= Records for the exercise =
***

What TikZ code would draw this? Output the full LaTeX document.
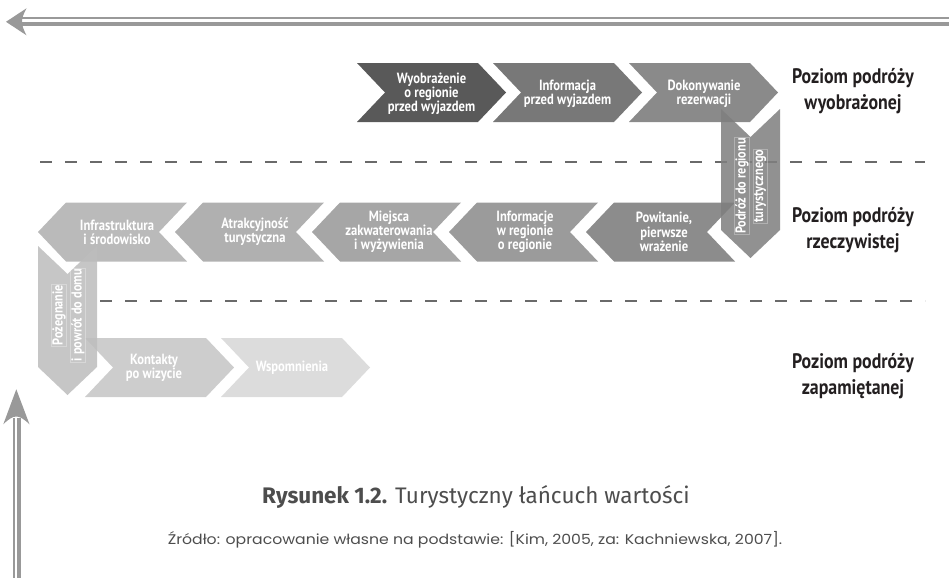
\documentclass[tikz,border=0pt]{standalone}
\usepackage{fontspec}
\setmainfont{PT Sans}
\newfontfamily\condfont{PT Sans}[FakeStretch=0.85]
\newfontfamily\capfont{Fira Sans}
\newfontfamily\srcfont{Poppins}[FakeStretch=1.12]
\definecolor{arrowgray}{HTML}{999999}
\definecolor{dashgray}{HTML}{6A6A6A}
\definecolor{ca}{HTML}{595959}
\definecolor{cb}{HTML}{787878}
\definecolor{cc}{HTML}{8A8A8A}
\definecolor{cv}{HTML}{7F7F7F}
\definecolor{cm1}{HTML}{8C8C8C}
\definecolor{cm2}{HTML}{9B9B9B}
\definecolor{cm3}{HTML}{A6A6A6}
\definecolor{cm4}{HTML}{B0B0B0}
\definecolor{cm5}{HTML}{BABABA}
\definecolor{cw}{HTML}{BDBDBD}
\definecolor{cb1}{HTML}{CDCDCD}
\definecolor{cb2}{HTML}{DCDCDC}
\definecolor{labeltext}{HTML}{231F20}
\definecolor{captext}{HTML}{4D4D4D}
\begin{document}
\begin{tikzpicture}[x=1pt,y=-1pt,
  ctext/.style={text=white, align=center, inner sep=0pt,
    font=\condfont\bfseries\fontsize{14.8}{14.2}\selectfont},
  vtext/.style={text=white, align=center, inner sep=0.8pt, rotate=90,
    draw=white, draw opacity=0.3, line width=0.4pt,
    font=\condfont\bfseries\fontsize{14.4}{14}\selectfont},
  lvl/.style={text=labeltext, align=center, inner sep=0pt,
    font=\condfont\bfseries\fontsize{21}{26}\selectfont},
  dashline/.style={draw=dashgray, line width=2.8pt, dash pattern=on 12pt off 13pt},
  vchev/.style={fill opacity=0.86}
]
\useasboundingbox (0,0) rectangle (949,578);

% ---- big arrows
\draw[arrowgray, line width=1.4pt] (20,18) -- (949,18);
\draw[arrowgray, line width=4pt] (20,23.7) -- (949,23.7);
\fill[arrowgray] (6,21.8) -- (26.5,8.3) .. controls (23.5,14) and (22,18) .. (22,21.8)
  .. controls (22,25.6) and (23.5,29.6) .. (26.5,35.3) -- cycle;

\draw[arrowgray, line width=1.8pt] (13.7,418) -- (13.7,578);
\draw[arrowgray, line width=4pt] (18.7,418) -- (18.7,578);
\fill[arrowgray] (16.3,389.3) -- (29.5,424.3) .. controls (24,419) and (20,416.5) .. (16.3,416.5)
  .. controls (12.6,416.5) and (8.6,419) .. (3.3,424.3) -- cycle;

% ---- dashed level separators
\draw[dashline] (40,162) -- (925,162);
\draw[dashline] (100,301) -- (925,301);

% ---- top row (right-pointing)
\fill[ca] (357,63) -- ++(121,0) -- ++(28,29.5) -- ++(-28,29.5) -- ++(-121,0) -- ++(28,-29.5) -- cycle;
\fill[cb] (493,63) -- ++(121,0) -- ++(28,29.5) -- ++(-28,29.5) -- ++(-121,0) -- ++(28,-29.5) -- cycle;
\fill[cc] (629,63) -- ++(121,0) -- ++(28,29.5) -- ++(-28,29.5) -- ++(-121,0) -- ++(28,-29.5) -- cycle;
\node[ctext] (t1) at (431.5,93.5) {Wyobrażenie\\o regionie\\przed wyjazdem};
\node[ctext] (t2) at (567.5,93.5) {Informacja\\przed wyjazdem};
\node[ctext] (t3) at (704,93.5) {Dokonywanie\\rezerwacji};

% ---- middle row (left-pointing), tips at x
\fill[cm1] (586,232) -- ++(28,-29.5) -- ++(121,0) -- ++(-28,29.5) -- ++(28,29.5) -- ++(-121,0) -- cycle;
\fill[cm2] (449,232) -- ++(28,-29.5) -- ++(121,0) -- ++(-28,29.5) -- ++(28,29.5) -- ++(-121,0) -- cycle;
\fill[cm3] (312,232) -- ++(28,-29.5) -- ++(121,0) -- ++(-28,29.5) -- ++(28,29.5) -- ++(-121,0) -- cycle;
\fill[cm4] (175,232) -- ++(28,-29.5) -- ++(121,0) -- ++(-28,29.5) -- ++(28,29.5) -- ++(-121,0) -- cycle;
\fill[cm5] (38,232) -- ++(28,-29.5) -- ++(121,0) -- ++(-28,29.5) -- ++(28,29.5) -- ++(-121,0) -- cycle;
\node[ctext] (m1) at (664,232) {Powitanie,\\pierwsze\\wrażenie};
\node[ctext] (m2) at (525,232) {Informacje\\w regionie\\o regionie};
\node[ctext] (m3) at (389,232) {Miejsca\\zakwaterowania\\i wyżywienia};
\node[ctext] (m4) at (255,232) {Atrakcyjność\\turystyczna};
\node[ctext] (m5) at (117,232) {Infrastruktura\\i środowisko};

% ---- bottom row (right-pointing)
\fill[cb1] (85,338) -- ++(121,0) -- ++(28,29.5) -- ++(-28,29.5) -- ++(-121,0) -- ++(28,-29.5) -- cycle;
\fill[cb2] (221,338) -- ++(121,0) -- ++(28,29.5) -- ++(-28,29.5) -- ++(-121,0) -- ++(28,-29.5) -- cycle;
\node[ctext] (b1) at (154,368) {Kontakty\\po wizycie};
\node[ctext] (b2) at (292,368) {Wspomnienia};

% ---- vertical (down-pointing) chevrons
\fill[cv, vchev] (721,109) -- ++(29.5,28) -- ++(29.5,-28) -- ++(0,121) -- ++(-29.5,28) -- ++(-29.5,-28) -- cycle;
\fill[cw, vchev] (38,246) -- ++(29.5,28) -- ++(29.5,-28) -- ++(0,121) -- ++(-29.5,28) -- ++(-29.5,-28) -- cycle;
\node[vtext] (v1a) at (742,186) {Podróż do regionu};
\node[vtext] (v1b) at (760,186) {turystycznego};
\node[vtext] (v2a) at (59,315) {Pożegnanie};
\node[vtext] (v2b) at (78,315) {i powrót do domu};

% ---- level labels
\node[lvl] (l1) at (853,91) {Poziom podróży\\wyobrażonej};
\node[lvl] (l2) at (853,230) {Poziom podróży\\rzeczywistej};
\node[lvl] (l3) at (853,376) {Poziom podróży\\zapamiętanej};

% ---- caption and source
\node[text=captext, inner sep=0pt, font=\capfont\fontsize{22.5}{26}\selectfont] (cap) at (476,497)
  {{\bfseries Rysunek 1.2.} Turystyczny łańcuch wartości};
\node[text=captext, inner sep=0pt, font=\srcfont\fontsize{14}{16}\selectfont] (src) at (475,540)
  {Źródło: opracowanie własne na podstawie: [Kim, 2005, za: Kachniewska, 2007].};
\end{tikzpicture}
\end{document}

***

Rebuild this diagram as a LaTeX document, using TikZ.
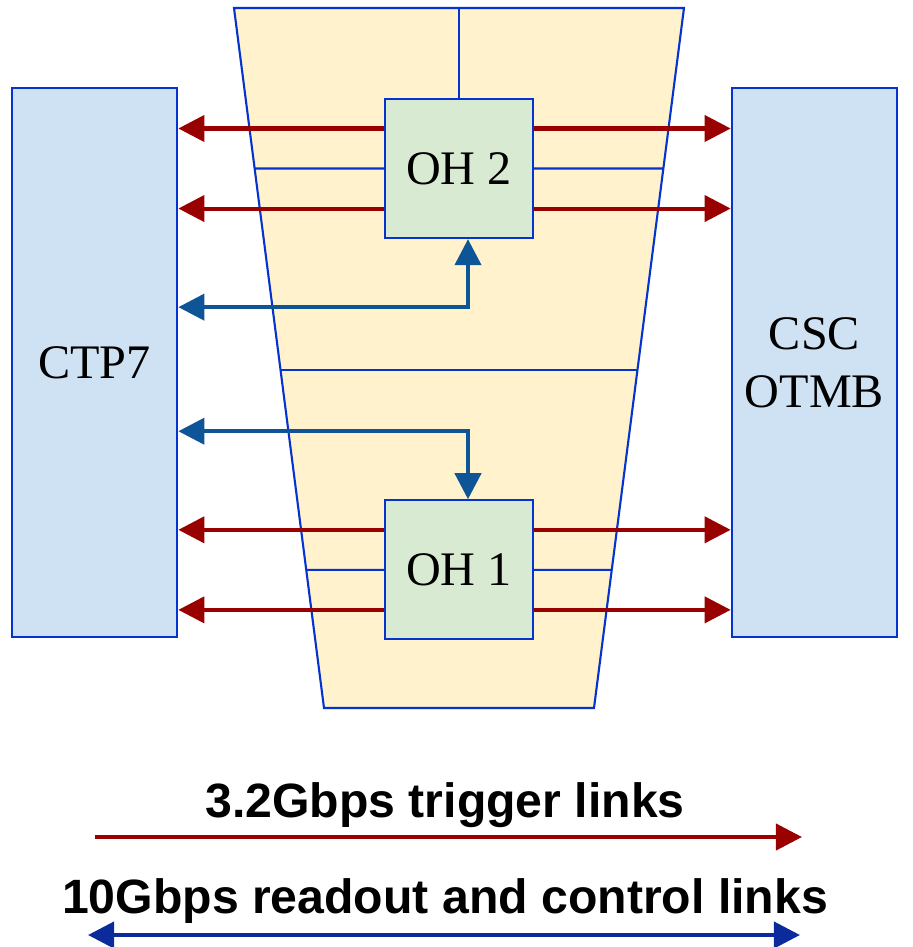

***

= Exercise aim =
Set down, word for word, the lines from the one holding "What TikZ code" through the one holding "(26.5,35.3) -- cycle;". Skip the pictures.

= Answer in full =
What TikZ code would draw this? Output the full LaTeX document.
\documentclass[tikz,border=0pt]{standalone}
\usepackage{fontspec}
\setmainfont{PT Sans}
\newfontfamily\condfont{PT Sans}[FakeStretch=0.85]
\newfontfamily\capfont{Fira Sans}
\newfontfamily\srcfont{Poppins}[FakeStretch=1.12]
\definecolor{arrowgray}{HTML}{999999}
\definecolor{dashgray}{HTML}{6A6A6A}
\definecolor{ca}{HTML}{595959}
\definecolor{cb}{HTML}{787878}
\definecolor{cc}{HTML}{8A8A8A}
\definecolor{cv}{HTML}{7F7F7F}
\definecolor{cm1}{HTML}{8C8C8C}
\definecolor{cm2}{HTML}{9B9B9B}
\definecolor{cm3}{HTML}{A6A6A6}
\definecolor{cm4}{HTML}{B0B0B0}
\definecolor{cm5}{HTML}{BABABA}
\definecolor{cw}{HTML}{BDBDBD}
\definecolor{cb1}{HTML}{CDCDCD}
\definecolor{cb2}{HTML}{DCDCDC}
\definecolor{labeltext}{HTML}{231F20}
\definecolor{captext}{HTML}{4D4D4D}
\begin{document}
\begin{tikzpicture}[x=1pt,y=-1pt,
  ctext/.style={text=white, align=center, inner sep=0pt,
    font=\condfont\bfseries\fontsize{14.8}{14.2}\selectfont},
  vtext/.style={text=white, align=center, inner sep=0.8pt, rotate=90,
    draw=white, draw opacity=0.3, line width=0.4pt,
    font=\condfont\bfseries\fontsize{14.4}{14}\selectfont},
  lvl/.style={text=labeltext, align=center, inner sep=0pt,
    font=\condfont\bfseries\fontsize{21}{26}\selectfont},
  dashline/.style={draw=dashgray, line width=2.8pt, dash pattern=on 12pt off 13pt},
  vchev/.style={fill opacity=0.86}
]
\useasboundingbox (0,0) rectangle (949,578);

% ---- big arrows
\draw[arrowgray, line width=1.4pt] (20,18) -- (949,18);
\draw[arrowgray, line width=4pt] (20,23.7) -- (949,23.7);
\fill[arrowgray] (6,21.8) -- (26.5,8.3) .. controls (23.5,14) and (22,18) .. (22,21.8)
  .. controls (22,25.6) and (23.5,29.6) .. (26.5,35.3) -- cycle;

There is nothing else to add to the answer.